Bach’s engagement with music by his Italian contemporaries is clear from his transcriptions of Vivaldi and copies of church music by Lotti. He probably made his own arrangement of Pergolesi’s celebrated Stabat mater in the mid-1740s (and its influence on the setting of ‘Et incarnatus est’ added to the Mass in B minor a few years later is irrefutable). Bach used an anonymous parody text of Psalm 51, ‘Tilge, Höchster, meine Sünden’, modified both the vocal and string orchestral parts where necessary to accommodate the different German words, and also added a viola part independent from the cellos on the bass-line. This has been recorded umpteen times, not least by the Theatre of Early Music (BIS, 11/09) and The Bach Players (Hyphen Press).

 

Nevertheless, this is a profoundly thoughtful new interpretation by countertenor Damien Guillon, who directs his own ensemble Le Banquet Céleste and is joined by soprano Céline Scheen.
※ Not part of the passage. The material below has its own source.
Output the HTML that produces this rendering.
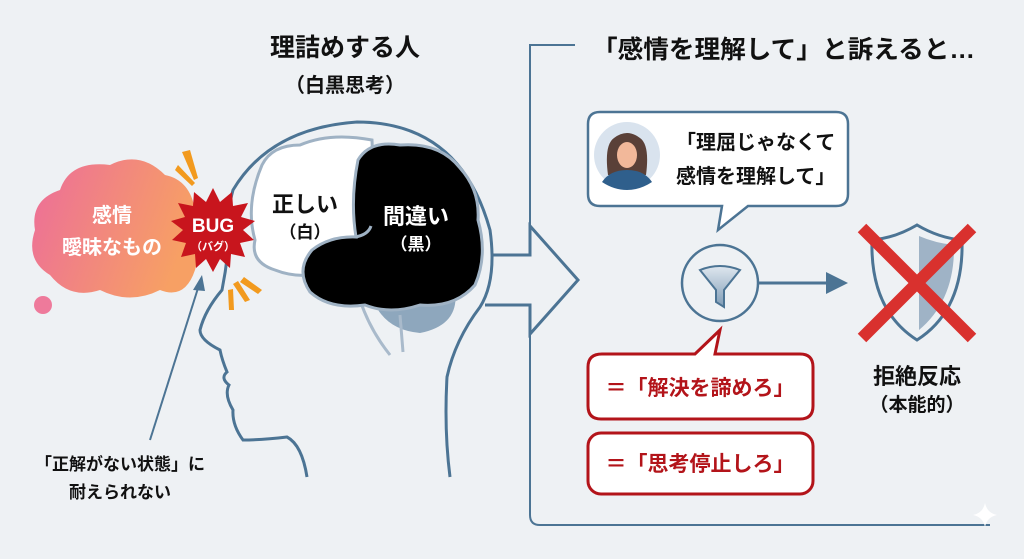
<!DOCTYPE html>
<html><head><meta charset="utf-8"><style>
html,body{margin:0;padding:0;background:#eef1f4;}
svg{display:block}
text{font-family:"Liberation Sans","Noto Sans CJK JP",sans-serif;font-weight:bold;}
</style></head><body>
<svg width="1024" height="559" viewBox="0 0 1024 559" xmlns="http://www.w3.org/2000/svg">
<defs>
<linearGradient id="pk" x1="0" y1="0" x2="1" y2="0.3">
<stop offset="0" stop-color="#ec6d9a"/><stop offset="1" stop-color="#f7a064"/></linearGradient>
<linearGradient id="fn" x1="0" y1="0" x2="0" y2="1"><stop offset="0" stop-color="#dfe7ef"/><stop offset="1" stop-color="#7f9cb6"/></linearGradient>
</defs>
<rect width="1024" height="559" fill="#eef1f4"/>
<!-- titles -->
<text x="345" y="56" font-size="25" text-anchor="middle" fill="#111">理詰めする人</text>
<text x="345" y="92" font-size="20" text-anchor="middle" fill="#111">（白黒思考）</text>
<text x="592" y="58" font-size="25" textLength="383" lengthAdjust="spacingAndGlyphs" fill="#111">「感情を理解して」と訴えると…</text>
<!-- bracket -->
<path d="M575 45 H530 V515 Q530 525 540 525 H990" fill="none" stroke="#4c7494" stroke-width="2"/>
<!-- big arrow -->
<path d="M485 255 H530 V226 L578 280 L530 334 V305 H485" fill="#eef1f4" stroke="#4c7494" stroke-width="3"/>
<!-- head -->
<path d="M307 477 Q302 445 287 437 Q262 440 243 440 Q232 425 233 410 Q224 395 229 385 Q220 378 227 372 Q222 360 220 350 Q200 340 200 330 Q205 310 222 290 Q226 270 228 250 Q226 215 233 190 Q270 128 357 122 Q460 122 490 230 Q497 280 480 307 Q455 340 447 377 Q444 430 450 477" fill="#eef1f4" stroke="#4c7494" stroke-width="3"/>
<!-- brain -->
<path d="M373 290 Q410 278 455 290 Q460 325 420 333 Q385 330 373 300 Z" fill="#8ea7bd"/>
<path d="M360 300 Q370 330 390 355 M400 315 L403 352" stroke="#a9bacb" stroke-width="3" fill="none"/>
<path d="M262 165 Q272 145 300 145 Q330 132 372 140 Q375 200 362 240 Q345 262 332 272 Q300 280 275 270 Q250 262 255 240 Q245 205 262 165 Z" fill="#fff" stroke="#9fb2c4" stroke-width="3"/>
<path d="M358 160 Q370 140 400 145 Q440 142 460 168 Q480 190 478 220 Q488 255 475 285 Q455 308 420 305 Q390 315 365 305 Q330 310 310 292 Q295 270 312 250 Q330 236 356 237 Q350 200 358 160 Z" fill="#000" stroke="#9fb2c4" stroke-width="3"/>
<path d="M355 237 Q368 235 371 226" stroke="#9fb2c4" stroke-width="3" fill="none"/>
<text x="305" y="212" font-size="22" text-anchor="middle" fill="#111">正しい</text>
<text x="305" y="238" font-size="17" text-anchor="middle" fill="#111">（白）</text>
<text x="416" y="224" font-size="22" text-anchor="middle" fill="#fff">間違い</text>
<text x="416" y="250" font-size="17" text-anchor="middle" fill="#fff">（黒）</text>
<!-- cloud -->
<path d="M60 190 Q70 160 110 165 Q140 150 165 175 Q190 180 195 210 Q205 240 195 270 Q185 300 160 290 Q130 305 100 290 Q70 300 50 275 Q25 260 35 230 Q30 200 60 190 Z" fill="url(#pk)"/>
<circle cx="43" cy="305" r="9" fill="#ee7a9b"/>
<text x="112" y="222" font-size="20" text-anchor="middle" fill="#fff">感情</text>
<text x="112" y="254" font-size="20" text-anchor="middle" fill="#fff">曖昧なもの</text>
<!-- starburst -->
<polygon fill="#c8151d" points="213,188 220,202 232,192 233,206 248,203 241,217 255,221 243,230 254,240 240,243 245,257 231,254 230,268 220,259 213,272 206,259 196,268 195,254 181,257 186,243 172,240 183,230 171,221 185,217 178,203 193,206 194,192 206,202"/>
<text x="213" y="232" font-size="19" text-anchor="middle" fill="#fff">BUG</text>
<text x="213" y="250" font-size="11" text-anchor="middle" fill="#fff">（バグ）</text>
<g fill="#f29a1e"><polygon points="182,152 190,150 198,178 194,180"/><polygon points="175,170 178,165 195,183 192,186"/><polygon points="233,284 238,281 250,300 245,302"/><polygon points="240,282 244,277 262,290 258,294"/><polygon points="228,290 233,289 234,310 229,310"/></g>
<!-- thin arrow -->
<line x1="150" y1="440" x2="199" y2="285" stroke="#4c7494" stroke-width="2"/>
<polygon points="202,275 193,290 205,291" fill="#4c7494"/>
<text x="120" y="470" font-size="17" text-anchor="middle" fill="#111">「正解がない状態」に</text>
<text x="120" y="498" font-size="17" text-anchor="middle" fill="#111">耐えられない</text>
<!-- speech bubble -->
<path d="M600 112 H836 Q848 112 848 124 V194 Q848 206 836 206 H748 L718 230 L722 206 H600 Q588 206 588 194 V124 Q588 112 600 112 Z" fill="#fff" stroke="#4c7494" stroke-width="2.5"/>
<circle cx="627" cy="155" r="33" fill="#d9e3ee"/>
<path d="M608 175 Q604 145 614 138 Q627 128 640 138 Q650 145 646 175 Z" fill="#5a4038"/>
<ellipse cx="627" cy="155" rx="10" ry="13" fill="#f2b89a"/>
<path d="M602 182 Q610 170 627 170 Q644 170 652 182 Q640 190 627 190 Q614 190 602 182 Z" fill="#2f5f8c"/>
<text x="676" y="149" font-size="20" fill="#111">「理屈じゃなくて</text>
<text x="676" y="183" font-size="20" fill="#111">感情を理解して」</text>
<!-- filter -->
<circle cx="720" cy="283" r="38" fill="#eef1f4" stroke="#4c7494" stroke-width="2.5"/>
<path d="M700 270 Q720 262 740 270 L724 290 V307 L716 302 V290 Z" fill="url(#fn)" stroke="#4c7494" stroke-width="2"/>
<line x1="758" y1="283" x2="830" y2="283" stroke="#4c7494" stroke-width="3"/>
<polygon points="826,272 848,283 826,294" fill="#4c7494"/>
<!-- shield -->
<path d="M917 225 Q895 238 872 240 Q870 310 917 340 Q964 310 962 240 Q939 238 917 225 Z" fill="#eef1f4" stroke="#4c7494" stroke-width="3"/>
<path d="M919 236 Q935 243 954 245 Q955 300 919 330 Z" fill="#9fb3c6"/>
<g stroke="#d9312e" stroke-width="12"><line x1="862" y1="228" x2="972" y2="338"/><line x1="972" y1="228" x2="862" y2="338"/></g>
<text x="917" y="384" font-size="22" text-anchor="middle" fill="#111">拒絶反応</text>
<text x="917" y="411" font-size="19" text-anchor="middle" fill="#111">（本能的）</text>
<!-- red boxes -->
<path d="M602 354 H695 L720 330 L715 354 H800 Q813 354 813 367 V406 Q813 419 800 419 H601 Q588 419 588 406 V367 Q588 354 602 354 Z" fill="#fff" stroke="#b3141a" stroke-width="3"/>
<text x="700" y="395" font-size="21" text-anchor="middle" fill="#b3141a">＝「解決を諦めろ」</text>
<rect x="588" y="433" width="225" height="61" rx="13" fill="#fff" stroke="#b3141a" stroke-width="3"/>
<text x="700" y="471" font-size="21" text-anchor="middle" fill="#b3141a">＝「思考停止しろ」</text>
<path d="M985 503 Q987 513 997 515 Q987 517 985 527 Q983 517 973 515 Q983 513 985 503 Z" fill="#fff"/>
</svg>
</body></html>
The hallmarks of their compassionate performance are relaxed, natural singing and astute, sophisticated playing. The close recording means that the violins dominate Guillon’s voice a little more than one might wish, whereas Scheen projects more firmly on account of a hint of steel within her silky singing; the duet ‘Schaue nicht auf meine Sünden’ is a perfect example of unforced momentum, flawless intonation of the two voices and sweet shapeliness from the instrumentalists (even if Bach’s modifications take some getting used to).

 

Guillon places Bach’s Pergolesian psalm alongside Vivaldi’s much earlier Nisi Dominus, probably composed relatively early in the Red Priest’s association with Venice’s Ospedale della Pietà. Guillon’s masterful long notes are sung with breathtaking sweetness and the muted strings are utterly beguiling during ‘Cum dederit dilectis suis somnum’ (the intimate core of the psalm). If anything, the rapturous combination of Baptiste Lopez’s viola d’amore obbligato and Guillon’s intelligent singing in ‘Gloria Patri et Filio’ is even better.